• **PROVIDED MATERIAL**:
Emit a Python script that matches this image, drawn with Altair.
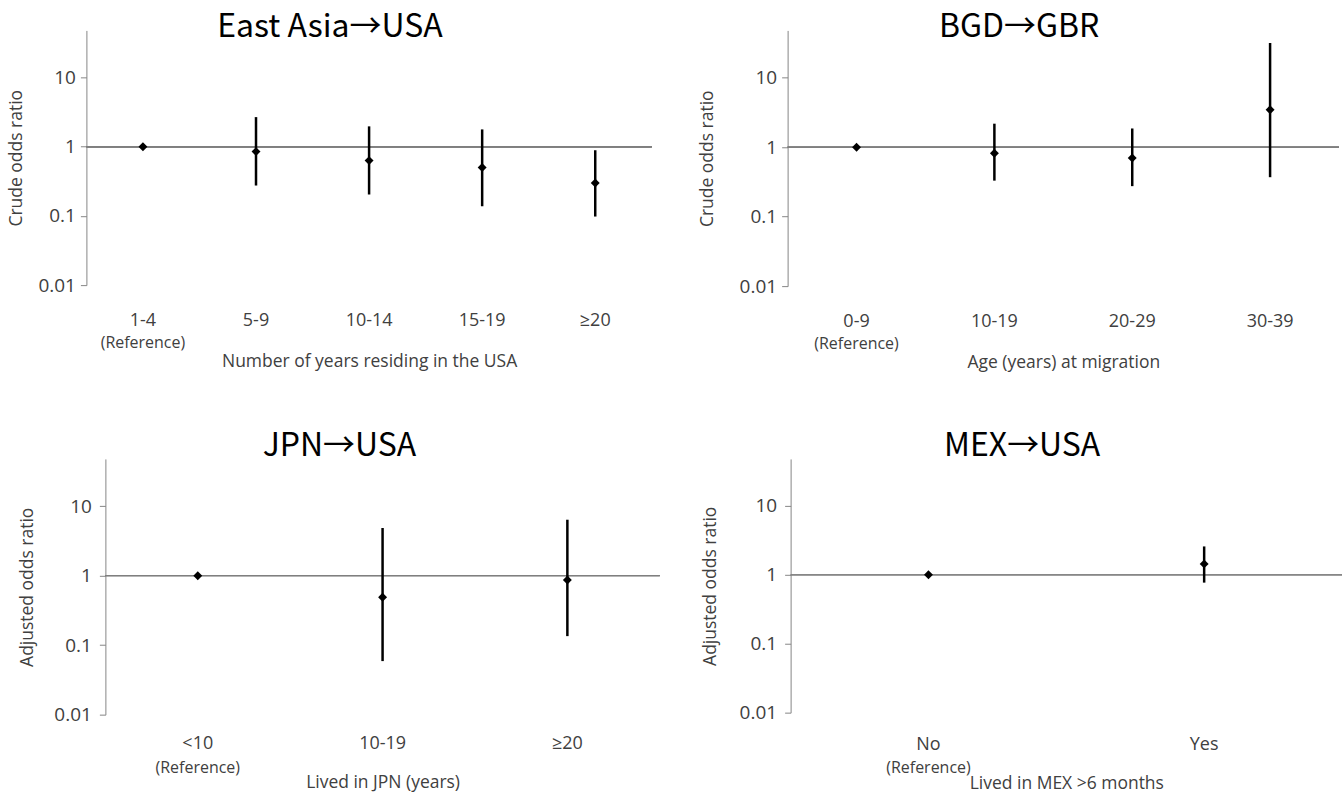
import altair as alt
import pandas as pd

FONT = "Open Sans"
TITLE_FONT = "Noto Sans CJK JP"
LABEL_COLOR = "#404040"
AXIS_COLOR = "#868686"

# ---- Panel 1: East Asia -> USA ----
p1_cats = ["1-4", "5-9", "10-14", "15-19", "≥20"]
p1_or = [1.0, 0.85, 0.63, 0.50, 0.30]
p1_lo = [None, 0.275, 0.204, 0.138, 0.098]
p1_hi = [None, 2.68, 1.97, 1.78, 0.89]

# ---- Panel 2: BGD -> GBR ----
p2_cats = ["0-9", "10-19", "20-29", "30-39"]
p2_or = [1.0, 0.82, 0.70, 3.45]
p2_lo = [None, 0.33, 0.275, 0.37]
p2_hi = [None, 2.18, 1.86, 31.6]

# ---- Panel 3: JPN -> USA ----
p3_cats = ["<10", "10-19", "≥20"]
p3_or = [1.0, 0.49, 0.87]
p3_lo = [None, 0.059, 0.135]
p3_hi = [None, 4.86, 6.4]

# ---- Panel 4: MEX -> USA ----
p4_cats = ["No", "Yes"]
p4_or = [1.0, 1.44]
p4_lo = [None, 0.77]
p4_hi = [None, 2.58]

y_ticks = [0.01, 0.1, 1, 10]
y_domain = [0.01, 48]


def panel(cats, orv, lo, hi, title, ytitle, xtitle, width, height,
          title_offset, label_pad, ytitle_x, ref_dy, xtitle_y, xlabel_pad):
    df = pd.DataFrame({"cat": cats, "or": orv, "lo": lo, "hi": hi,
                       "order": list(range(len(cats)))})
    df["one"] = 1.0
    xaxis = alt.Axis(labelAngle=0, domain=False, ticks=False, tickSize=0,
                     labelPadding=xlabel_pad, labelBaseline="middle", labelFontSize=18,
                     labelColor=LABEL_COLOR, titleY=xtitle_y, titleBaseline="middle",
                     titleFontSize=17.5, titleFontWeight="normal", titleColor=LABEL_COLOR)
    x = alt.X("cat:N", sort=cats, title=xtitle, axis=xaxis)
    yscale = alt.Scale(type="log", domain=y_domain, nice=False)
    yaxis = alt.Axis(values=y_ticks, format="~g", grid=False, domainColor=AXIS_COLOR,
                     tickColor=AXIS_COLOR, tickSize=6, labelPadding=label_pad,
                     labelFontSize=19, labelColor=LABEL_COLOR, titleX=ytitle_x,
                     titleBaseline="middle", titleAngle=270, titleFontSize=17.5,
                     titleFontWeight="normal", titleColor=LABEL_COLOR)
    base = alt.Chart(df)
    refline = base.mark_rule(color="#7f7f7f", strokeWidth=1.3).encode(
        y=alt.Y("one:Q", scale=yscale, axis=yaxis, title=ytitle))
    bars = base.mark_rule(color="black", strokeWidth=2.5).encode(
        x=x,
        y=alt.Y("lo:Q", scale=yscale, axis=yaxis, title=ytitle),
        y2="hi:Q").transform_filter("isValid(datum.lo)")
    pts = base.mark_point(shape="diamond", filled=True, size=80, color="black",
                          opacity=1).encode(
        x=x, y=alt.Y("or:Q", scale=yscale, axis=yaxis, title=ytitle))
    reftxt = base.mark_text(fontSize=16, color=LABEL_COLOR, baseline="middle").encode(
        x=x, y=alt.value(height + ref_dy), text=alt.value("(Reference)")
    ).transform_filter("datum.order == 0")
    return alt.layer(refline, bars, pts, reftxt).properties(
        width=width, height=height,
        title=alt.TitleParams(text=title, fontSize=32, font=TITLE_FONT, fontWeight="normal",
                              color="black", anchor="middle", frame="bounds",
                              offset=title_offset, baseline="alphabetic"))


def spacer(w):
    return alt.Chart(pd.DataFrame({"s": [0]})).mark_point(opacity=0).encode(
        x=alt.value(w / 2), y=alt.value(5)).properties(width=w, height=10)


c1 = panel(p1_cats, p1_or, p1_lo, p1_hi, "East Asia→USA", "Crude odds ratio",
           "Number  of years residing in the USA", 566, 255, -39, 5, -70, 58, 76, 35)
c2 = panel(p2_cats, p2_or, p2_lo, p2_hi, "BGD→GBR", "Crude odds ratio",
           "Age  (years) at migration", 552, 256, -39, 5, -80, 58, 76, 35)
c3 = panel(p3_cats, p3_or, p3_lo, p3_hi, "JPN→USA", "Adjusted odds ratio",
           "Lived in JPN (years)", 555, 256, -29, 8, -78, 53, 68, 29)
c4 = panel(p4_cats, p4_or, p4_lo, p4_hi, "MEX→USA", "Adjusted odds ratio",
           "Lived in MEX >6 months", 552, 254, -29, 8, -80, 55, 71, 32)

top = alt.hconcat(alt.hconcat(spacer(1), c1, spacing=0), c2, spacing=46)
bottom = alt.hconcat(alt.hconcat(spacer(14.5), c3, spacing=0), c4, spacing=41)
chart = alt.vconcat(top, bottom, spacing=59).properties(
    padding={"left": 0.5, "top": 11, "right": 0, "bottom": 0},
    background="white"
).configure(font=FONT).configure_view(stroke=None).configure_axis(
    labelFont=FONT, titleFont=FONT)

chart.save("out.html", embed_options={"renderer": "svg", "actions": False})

• **THE EXERCISE**: Leave out the pictures and reproduce the rest of the listing exactly.

• **SOLUTION FOR THIS TASK**:
Emit a Python script that matches this image, drawn with Altair.
import altair as alt
import pandas as pd

FONT = "Open Sans"
TITLE_FONT = "Noto Sans CJK JP"
LABEL_COLOR = "#404040"
AXIS_COLOR = "#868686"

# ---- Panel 1: East Asia -> USA ----
p1_cats = ["1-4", "5-9", "10-14", "15-19", "≥20"]
p1_or = [1.0, 0.85, 0.63, 0.50, 0.30]
p1_lo = [None, 0.275, 0.204, 0.138, 0.098]
p1_hi = [None, 2.68, 1.97, 1.78, 0.89]

# ---- Panel 2: BGD -> GBR ----
p2_cats = ["0-9", "10-19", "20-29", "30-39"]
p2_or = [1.0, 0.82, 0.70, 3.45]
p2_lo = [None, 0.33, 0.275, 0.37]
p2_hi = [None, 2.18, 1.86, 31.6]

# ---- Panel 3: JPN -> USA ----
p3_cats = ["<10", "10-19", "≥20"]
p3_or = [1.0, 0.49, 0.87]
p3_lo = [None, 0.059, 0.135]
p3_hi = [None, 4.86, 6.4]

# ---- Panel 4: MEX -> USA ----
p4_cats = ["No", "Yes"]
p4_or = [1.0, 1.44]
p4_lo = [None, 0.77]
p4_hi = [None, 2.58]

y_ticks = [0.01, 0.1, 1, 10]
y_domain = [0.01, 48]


def panel(cats, orv, lo, hi, title, ytitle, xtitle, width, height,
          title_offset, label_pad, ytitle_x, ref_dy, xtitle_y, xlabel_pad):
    df = pd.DataFrame({"cat": cats, "or": orv, "lo": lo, "hi": hi,
                       "order": list(range(len(cats)))})
    df["one"] = 1.0
    xaxis = alt.Axis(labelAngle=0, domain=False, ticks=False, tickSize=0,
                     labelPadding=xlabel_pad, labelBaseline="middle", labelFontSize=18,
                     labelColor=LABEL_COLOR, titleY=xtitle_y, titleBaseline="middle",
                     titleFontSize=17.5, titleFontWeight="normal", titleColor=LABEL_COLOR)
    x = alt.X("cat:N", sort=cats, title=xtitle, axis=xaxis)
    yscale = alt.Scale(type="log", domain=y_domain, nice=False)
    yaxis = alt.Axis(values=y_ticks, format="~g", grid=False, domainColor=AXIS_COLOR,
                     tickColor=AXIS_COLOR, tickSize=6, labelPadding=label_pad,
                     labelFontSize=19, labelColor=LABEL_COLOR, titleX=ytitle_x,
                     titleBaseline="middle", titleAngle=270, titleFontSize=17.5,
                     titleFontWeight="normal", titleColor=LABEL_COLOR)
    base = alt.Chart(df)
    refline = base.mark_rule(color="#7f7f7f", strokeWidth=1.3).encode(
        y=alt.Y("one:Q", scale=yscale, axis=yaxis, title=ytitle))
    bars = base.mark_rule(color="black", strokeWidth=2.5).encode(
        x=x,
        y=alt.Y("lo:Q", scale=yscale, axis=yaxis, title=ytitle),
        y2="hi:Q").transform_filter("isValid(datum.lo)")
    pts = base.mark_point(shape="diamond", filled=True, size=80, color="black",
                          opacity=1).encode(
        x=x, y=alt.Y("or:Q", scale=yscale, axis=yaxis, title=ytitle))
    reftxt = base.mark_text(fontSize=16, color=LABEL_COLOR, baseline="middle").encode(
        x=x, y=alt.value(height + ref_dy), text=alt.value("(Reference)")
    ).transform_filter("datum.order == 0")
    return alt.layer(refline, bars, pts, reftxt).properties(
        width=width, height=height,
        title=alt.TitleParams(text=title, fontSize=32, font=TITLE_FONT, fontWeight="normal",
                              color="black", anchor="middle", frame="bounds",
                              offset=title_offset, baseline="alphabetic"))


def spacer(w):
    return alt.Chart(pd.DataFrame({"s": [0]})).mark_point(opacity=0).encode(
        x=alt.value(w / 2), y=alt.value(5)).properties(width=w, height=10)


c1 = panel(p1_cats, p1_or, p1_lo, p1_hi, "East Asia→USA", "Crude odds ratio",
           "Number  of years residing in the USA", 566, 255, -39, 5, -70, 58, 76, 35)
c2 = panel(p2_cats, p2_or, p2_lo, p2_hi, "BGD→GBR", "Crude odds ratio",
           "Age  (years) at migration", 552, 256, -39, 5, -80, 58, 76, 35)
c3 = panel(p3_cats, p3_or, p3_lo, p3_hi, "JPN→USA", "Adjusted odds ratio",
           "Lived in JPN (years)", 555, 256, -29, 8, -78, 53, 68, 29)
c4 = panel(p4_cats, p4_or, p4_lo, p4_hi, "MEX→USA", "Adjusted odds ratio",
           "Lived in MEX >6 months", 552, 254, -29, 8, -80, 55, 71, 32)

top = alt.hconcat(alt.hconcat(spacer(1), c1, spacing=0), c2, spacing=46)
bottom = alt.hconcat(alt.hconcat(spacer(14.5), c3, spacing=0), c4, spacing=41)
chart = alt.vconcat(top, bottom, spacing=59).properties(
    padding={"left": 0.5, "top": 11, "right": 0, "bottom": 0},
    background="white"
).configure(font=FONT).configure_view(stroke=None).configure_axis(
    labelFont=FONT, titleFont=FONT)

chart.save("out.html", embed_options={"renderer": "svg", "actions": False})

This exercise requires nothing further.